Ian Greenway, president of Florida-based LIG Marine Managers, testified as a witness before the House Workforce Protections Subcommittee in support of legislation introduced by Rep. Ric Keller (R-FL)—the Recreational Marine Employment Act (H.R. 1329).
The RMEA is intended to restore U.S. jobs in the recreational boating industry that have been lost to foreign competition overseas.
Some estimates indicate one in five boat projects have migrated from the U.S. because of the additional cost of mandating duplicative insurance coverage. The additional insurance requirements imposed by the Longshore Act on some U.S. businesses puts them at a competitive disadvantage to foreign competition and have cost jobs for American workers as a result.
Congress in 1984 exempted employees in the recreational boating industry, specifically boats 65 feet and under, from the Longshore Act. Work performed on these boats is instead covered under state workers’ compensations laws.
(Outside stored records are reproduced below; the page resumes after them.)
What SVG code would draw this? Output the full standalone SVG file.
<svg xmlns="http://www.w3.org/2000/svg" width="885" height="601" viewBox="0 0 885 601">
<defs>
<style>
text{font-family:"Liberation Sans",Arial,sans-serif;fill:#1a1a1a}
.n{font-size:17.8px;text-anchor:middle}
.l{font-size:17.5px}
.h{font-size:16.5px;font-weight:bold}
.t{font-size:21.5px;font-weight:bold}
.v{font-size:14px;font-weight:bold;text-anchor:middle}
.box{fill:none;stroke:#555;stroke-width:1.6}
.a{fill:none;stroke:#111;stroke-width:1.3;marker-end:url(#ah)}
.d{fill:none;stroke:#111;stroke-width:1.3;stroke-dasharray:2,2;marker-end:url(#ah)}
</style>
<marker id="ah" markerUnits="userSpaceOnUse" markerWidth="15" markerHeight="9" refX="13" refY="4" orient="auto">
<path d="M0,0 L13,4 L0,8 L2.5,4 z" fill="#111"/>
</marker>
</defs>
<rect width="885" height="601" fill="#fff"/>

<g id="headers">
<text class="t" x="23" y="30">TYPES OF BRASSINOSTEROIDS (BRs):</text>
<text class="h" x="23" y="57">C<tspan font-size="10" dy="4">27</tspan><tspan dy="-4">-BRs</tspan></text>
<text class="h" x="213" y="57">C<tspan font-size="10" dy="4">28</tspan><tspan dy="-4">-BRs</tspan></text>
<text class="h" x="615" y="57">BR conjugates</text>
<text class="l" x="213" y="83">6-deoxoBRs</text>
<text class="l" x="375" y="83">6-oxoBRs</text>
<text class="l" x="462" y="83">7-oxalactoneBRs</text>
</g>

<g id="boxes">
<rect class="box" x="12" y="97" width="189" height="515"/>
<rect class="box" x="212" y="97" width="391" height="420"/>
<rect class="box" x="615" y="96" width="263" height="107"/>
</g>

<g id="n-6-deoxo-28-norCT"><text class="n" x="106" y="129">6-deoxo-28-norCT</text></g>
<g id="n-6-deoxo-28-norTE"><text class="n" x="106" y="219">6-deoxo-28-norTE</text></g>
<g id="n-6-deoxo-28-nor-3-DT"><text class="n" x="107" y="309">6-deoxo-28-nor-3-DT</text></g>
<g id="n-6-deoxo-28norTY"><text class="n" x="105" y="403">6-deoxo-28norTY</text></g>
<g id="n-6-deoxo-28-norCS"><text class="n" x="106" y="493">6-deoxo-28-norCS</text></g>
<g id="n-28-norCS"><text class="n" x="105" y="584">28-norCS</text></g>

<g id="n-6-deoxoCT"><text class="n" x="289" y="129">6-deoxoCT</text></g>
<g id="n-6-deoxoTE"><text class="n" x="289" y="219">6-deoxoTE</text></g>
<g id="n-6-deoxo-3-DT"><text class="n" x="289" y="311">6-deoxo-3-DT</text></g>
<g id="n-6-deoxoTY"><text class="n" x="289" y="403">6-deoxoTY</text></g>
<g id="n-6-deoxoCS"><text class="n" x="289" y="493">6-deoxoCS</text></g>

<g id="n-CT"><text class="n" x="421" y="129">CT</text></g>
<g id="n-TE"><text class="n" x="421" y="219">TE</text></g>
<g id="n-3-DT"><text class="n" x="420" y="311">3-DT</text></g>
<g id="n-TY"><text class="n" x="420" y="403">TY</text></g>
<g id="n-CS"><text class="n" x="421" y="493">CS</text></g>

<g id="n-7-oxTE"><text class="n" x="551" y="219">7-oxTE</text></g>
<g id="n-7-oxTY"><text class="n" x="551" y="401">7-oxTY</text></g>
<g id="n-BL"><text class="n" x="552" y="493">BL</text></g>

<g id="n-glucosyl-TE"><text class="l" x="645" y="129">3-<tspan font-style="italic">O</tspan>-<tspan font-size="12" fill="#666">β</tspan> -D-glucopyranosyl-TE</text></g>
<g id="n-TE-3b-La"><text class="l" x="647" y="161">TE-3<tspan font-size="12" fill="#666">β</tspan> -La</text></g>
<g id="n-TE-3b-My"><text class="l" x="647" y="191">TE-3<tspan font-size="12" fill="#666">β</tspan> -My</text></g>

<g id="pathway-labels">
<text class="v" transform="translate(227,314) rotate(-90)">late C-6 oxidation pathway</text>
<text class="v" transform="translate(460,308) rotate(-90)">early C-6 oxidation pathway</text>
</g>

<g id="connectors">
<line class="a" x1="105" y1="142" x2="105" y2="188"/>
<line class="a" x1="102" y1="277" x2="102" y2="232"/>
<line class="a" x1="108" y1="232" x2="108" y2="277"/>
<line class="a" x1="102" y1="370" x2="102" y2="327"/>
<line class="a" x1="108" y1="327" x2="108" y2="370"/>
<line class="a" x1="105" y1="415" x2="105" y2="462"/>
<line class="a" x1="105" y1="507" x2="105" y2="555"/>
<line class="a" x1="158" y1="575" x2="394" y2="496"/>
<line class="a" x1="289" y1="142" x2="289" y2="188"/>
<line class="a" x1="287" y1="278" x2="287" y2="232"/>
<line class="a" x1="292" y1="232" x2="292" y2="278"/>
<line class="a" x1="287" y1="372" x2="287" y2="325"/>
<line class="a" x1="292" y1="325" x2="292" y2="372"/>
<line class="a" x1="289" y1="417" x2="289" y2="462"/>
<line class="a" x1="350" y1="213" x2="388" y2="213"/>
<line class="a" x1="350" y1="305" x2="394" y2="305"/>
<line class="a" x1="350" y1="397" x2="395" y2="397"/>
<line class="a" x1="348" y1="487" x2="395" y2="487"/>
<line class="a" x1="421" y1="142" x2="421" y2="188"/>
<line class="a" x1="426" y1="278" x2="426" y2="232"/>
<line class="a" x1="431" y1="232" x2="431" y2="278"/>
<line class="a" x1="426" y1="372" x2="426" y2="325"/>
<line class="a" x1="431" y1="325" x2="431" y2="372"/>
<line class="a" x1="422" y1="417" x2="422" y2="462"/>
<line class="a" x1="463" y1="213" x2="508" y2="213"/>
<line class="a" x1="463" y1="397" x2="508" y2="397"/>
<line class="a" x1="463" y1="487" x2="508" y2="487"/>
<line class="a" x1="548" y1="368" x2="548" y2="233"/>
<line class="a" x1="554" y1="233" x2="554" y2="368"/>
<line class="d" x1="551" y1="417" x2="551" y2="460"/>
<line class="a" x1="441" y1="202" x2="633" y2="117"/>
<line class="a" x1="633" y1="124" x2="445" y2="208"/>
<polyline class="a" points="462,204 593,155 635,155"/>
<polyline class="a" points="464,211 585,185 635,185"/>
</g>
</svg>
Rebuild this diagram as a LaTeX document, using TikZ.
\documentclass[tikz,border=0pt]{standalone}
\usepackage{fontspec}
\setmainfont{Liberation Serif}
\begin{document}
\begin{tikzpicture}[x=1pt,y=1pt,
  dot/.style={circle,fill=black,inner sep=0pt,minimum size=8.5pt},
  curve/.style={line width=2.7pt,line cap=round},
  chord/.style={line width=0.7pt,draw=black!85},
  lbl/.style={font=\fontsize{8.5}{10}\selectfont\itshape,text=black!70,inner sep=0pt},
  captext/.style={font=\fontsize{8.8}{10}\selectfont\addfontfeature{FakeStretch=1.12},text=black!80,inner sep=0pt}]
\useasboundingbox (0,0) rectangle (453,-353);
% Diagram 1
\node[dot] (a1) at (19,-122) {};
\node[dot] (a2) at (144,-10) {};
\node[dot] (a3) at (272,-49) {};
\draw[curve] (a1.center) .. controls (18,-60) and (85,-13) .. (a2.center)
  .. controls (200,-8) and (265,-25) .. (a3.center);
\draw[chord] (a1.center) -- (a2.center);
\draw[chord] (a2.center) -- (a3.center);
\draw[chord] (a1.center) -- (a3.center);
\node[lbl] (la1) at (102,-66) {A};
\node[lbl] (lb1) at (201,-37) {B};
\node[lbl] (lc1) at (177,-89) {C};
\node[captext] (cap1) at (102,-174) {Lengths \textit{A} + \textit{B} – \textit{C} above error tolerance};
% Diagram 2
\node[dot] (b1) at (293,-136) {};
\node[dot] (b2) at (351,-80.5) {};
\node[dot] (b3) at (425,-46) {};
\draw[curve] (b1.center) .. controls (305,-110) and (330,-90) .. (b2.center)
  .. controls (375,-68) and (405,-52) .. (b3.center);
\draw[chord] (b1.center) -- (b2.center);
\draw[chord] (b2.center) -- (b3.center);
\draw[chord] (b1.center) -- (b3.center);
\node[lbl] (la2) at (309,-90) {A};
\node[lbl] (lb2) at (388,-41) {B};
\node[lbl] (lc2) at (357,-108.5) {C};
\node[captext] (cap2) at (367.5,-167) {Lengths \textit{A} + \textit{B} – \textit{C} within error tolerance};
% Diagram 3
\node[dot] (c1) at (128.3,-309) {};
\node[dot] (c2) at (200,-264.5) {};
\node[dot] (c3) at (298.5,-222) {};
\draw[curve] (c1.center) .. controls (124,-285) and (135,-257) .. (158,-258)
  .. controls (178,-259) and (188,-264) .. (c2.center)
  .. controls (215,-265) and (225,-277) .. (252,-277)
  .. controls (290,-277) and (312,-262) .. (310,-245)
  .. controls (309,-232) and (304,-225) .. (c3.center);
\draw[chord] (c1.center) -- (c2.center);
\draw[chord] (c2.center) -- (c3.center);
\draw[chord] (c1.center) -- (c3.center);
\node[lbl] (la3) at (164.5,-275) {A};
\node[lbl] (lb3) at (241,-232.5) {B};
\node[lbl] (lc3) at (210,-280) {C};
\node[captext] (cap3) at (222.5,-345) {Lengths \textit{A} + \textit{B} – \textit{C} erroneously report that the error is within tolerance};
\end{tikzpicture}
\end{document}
Over the past 20 years, there has been tremendous growth in the number of recreational boats that measure 65 feet or longer, so current law is outdated and arbitrarily imposes additional requirements on some U.S. businesses that put them at a competitive disadvantage to foreign competition.
Greenway, in his capacity as a provider of commercial marine insurance, disputed the notion there was an increased safety risk for boats greater than 65 feet in length that justified the exorbitant expense of Longshore coverage for recreational marine employments.
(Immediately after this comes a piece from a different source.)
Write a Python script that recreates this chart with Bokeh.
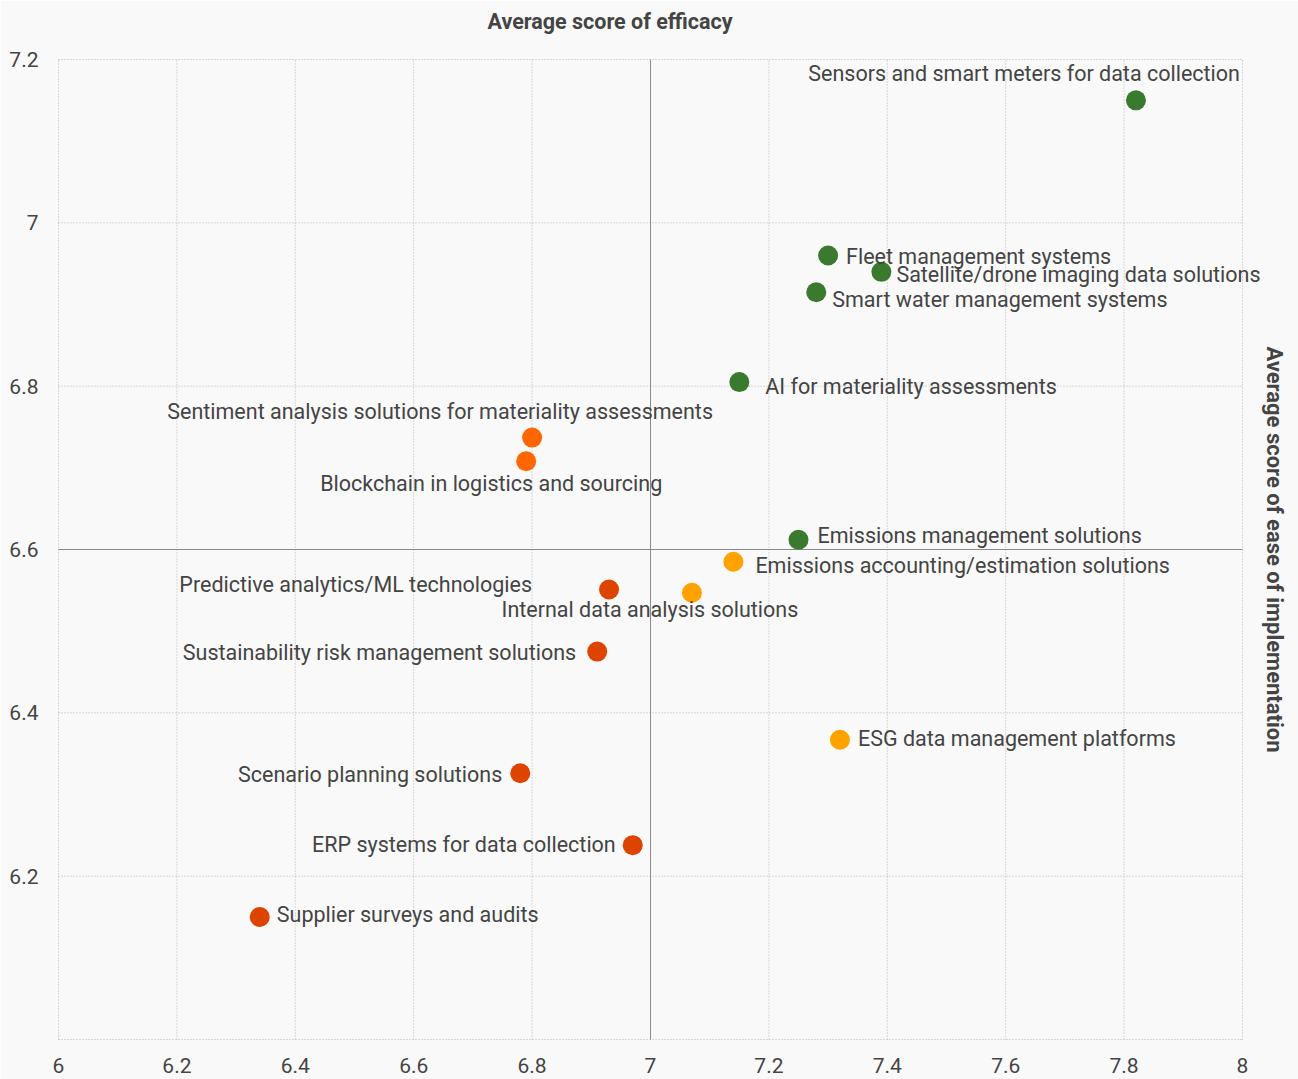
import math
from bokeh.plotting import figure
from bokeh.models import ColumnDataSource, FixedTicker, Title, LabelSet, Range1d
from bokeh.core.properties import value
from bokeh.embed import file_html
from bokeh.resources import INLINE

# Technologies rated by respondents
technologies = [
    "Sensors and smart meters for data collection",
    "Fleet management systems",
    "Satellite/drone imaging data solutions",
    "Smart water management systems",
    "AI for materiality assessments",
    "Sentiment analysis solutions for materiality assessments",
    "Blockchain in logistics and sourcing",
    "Emissions management solutions",
    "Emissions accounting/estimation solutions",
    "Predictive analytics/ML technologies",
    "Internal data analysis solutions",
    "Sustainability risk management solutions",
    "ESG data management platforms",
    "Scenario planning solutions",
    "ERP systems for data collection",
    "Supplier surveys and audits",
]
efficacy = [7.82, 7.30, 7.39, 7.28, 7.15, 6.80, 6.79, 7.25, 7.14, 6.93,
            7.07, 6.91, 7.32, 6.78, 6.97, 6.34]
ease = [7.15, 6.96, 6.94, 6.915, 6.805, 6.737, 6.708, 6.612, 6.585, 6.551,
        6.547, 6.475, 6.367, 6.326, 6.238, 6.15]

x_ticks = [6.0, 6.2, 6.4, 6.6, 6.8, 7.0, 7.2, 7.4, 7.6, 7.8, 8.0]
y_ticks = [6.2, 6.4, 6.6, 6.8, 7.0, 7.2]
y_grid = [6.0] + y_ticks

x_label = "Average score of efficacy"
y_label = "Average score of ease of implementation"

# Quadrant split points
mid_efficacy = 7.0
mid_ease = 6.6

quadrant_colors = {
    ("hi", "hi"): "#3a7a2e",
    ("lo", "hi"): "#ff6600",
    ("hi", "lo"): "#ffa200",
    ("lo", "lo"): "#dd4400",
}
colors = [
    quadrant_colors[("hi" if x >= mid_efficacy else "lo", "hi" if y >= mid_ease else "lo")]
    for x, y in zip(efficacy, ease)
]

# Label placement relative to each dot (align, dx right, dy up, in pixels)
placement = {
    "Sensors and smart meters for data collection": ("right", 104, 27),
    "Fleet management systems": ("left", 18, -1),
    "Satellite/drone imaging data solutions": ("left", 15, -3),
    "Smart water management systems": ("left", 16, -7),
    "AI for materiality assessments": ("left", 26, -4),
    "Sentiment analysis solutions for materiality assessments": ("center", -92, 26),
    "Blockchain in logistics and sourcing": ("center", -35, -22),
    "Emissions management solutions": ("left", 19, 4),
    "Emissions accounting/estimation solutions": ("left", 22, -4),
    "Predictive analytics/ML technologies": ("right", -77, 5),
    "Internal data analysis solutions": ("center", -42, -17),
    "Sustainability risk management solutions": ("right", -21, -1),
    "ESG data management platforms": ("left", 18, 1),
    "Scenario planning solutions": ("right", -18, -1),
    "ERP systems for data collection": ("right", -17, 1),
    "Supplier surveys and audits": ("left", 17, 3),
}

src = ColumnDataSource(dict(
    x=efficacy, y=ease, name=technologies, color=colors,
    align=[placement[n][0] for n in technologies],
    dx=[placement[n][1] for n in technologies],
    dy=[placement[n][2] for n in technologies],
))

FONT = "Roboto"
TEXT = "#444444"
BG = "#f9f9f9"
GRID = "#b5b5b5"
DIVIDER = "#8a8a8a"

# Frame geometry: the data box 6..8 x 6..7.2 spans 1184 x 980 px; the frame is
# padded slightly so the box edges stay visible and runs to the right edge of the
# canvas so long labels and the vertical heading are not cut off.
W, H = 1298, 1079
X0, X1, Y0, Y1 = 6.0, 8.0, 6.0, 7.2
BOX_W, BOX_H = 1184, 980
PAD = 2
BOX_LEFT, BOX_TOP = 58, 59
sx = (X1 - X0) / BOX_W
sy = (Y1 - Y0) / BOX_H
frame_left = BOX_LEFT - PAD
frame_top = BOX_TOP - PAD
frame_w = W - frame_left
frame_h = BOX_H + 2 * PAD

p = figure(
    frame_width=frame_w, frame_height=frame_h,
    x_range=Range1d(X0 - PAD * sx, X0 - PAD * sx + frame_w * sx),
    y_range=Range1d(Y0 - PAD * sy, Y1 + PAD * sy),
    output_backend="svg", toolbar_location=None,
    min_border_left=frame_left, min_border_right=0, min_border_top=frame_top,
    min_border_bottom=H - frame_top - frame_h,
    background_fill_color=BG, border_fill_color=BG, outline_line_color=None,
)
p.grid.visible = False

# Heading for the horizontal measure: a blank spacer next to the frame, heading above it
p.add_layout(Title(text=" ", text_font_size="1px", text_color=BG, standoff=16), "above")
p.add_layout(Title(text=x_label, align="left", offset=431,
                   text_font=FONT, text_font_size="21.5px", text_font_style="bold",
                   text_color=TEXT, standoff=10), "above")

# Axes
p.xaxis.ticker = FixedTicker(ticks=x_ticks)
p.yaxis.ticker = FixedTicker(ticks=y_ticks)
for ax in (p.xaxis[0], p.yaxis[0]):
    ax.axis_line_color = None
    ax.major_tick_line_color = None
    ax.minor_tick_line_color = None
    ax.major_label_text_font = FONT
    ax.major_label_text_font_size = "21px"
    ax.major_label_text_color = TEXT
p.xaxis.major_label_standoff = 10
p.yaxis.major_label_standoff = 12

# Dotted grid, box edges included
p.segment(x0=x_ticks, y0=[Y0] * len(x_ticks), x1=x_ticks, y1=[Y1] * len(x_ticks),
          line_color=GRID, line_dash="1 2", line_width=1)
p.segment(x0=[X0] * len(y_grid), y0=y_grid, x1=[X1] * len(y_grid), y1=y_grid,
          line_color=GRID, line_dash="1 2", line_width=1)

# Quadrant dividers
p.segment(x0=[mid_efficacy, X0], y0=[Y0, mid_ease], x1=[mid_efficacy, X1], y1=[Y1, mid_ease],
          line_color=DIVIDER, line_width=1)

# Heading for the vertical measure, reading top to bottom beside the box
p.text(x=[X1], y=[(Y0 + Y1) / 2], text=[y_label], angle=-math.pi / 2, x_offset=32,
       text_align="center", text_baseline="middle", text_font=value(FONT),
       text_font_size="22px", text_font_style="bold", text_color=TEXT)

p.scatter("x", "y", source=src, size=20, fill_color="color", line_color=None)
p.add_layout(LabelSet(x="x", y="y", text="name", source=src, text_align="align",
                      text_baseline="middle", x_offset="dx", y_offset="dy",
                      text_font=value(FONT), text_font_size="21.5px", text_color=TEXT))

open("out.html", "w").write(file_html(p, INLINE))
“There is no difference in the risks associated with repairing the plumbing, air conditioning or radio on a 75 foot recreational boat as compared to a 65 foot recreational boat,” Greenway testified. “In fact, current insurance data demonstrates that claims for these larger vessels are significantly lower. Claims for workers on vessels of 65-150 feet are at least 38 percent lower than those on vessels under 65 feet. We see not only fewer injuries but also fewer serious injuries in larger recreational boats than we do in their smaller counterparts.”
Greenway concluded by saying the Keller bill would “provide an economic boost to employers, allowing them to expand their operations and hire new employees, all while leaving the traditional Longshore employees unaffected.”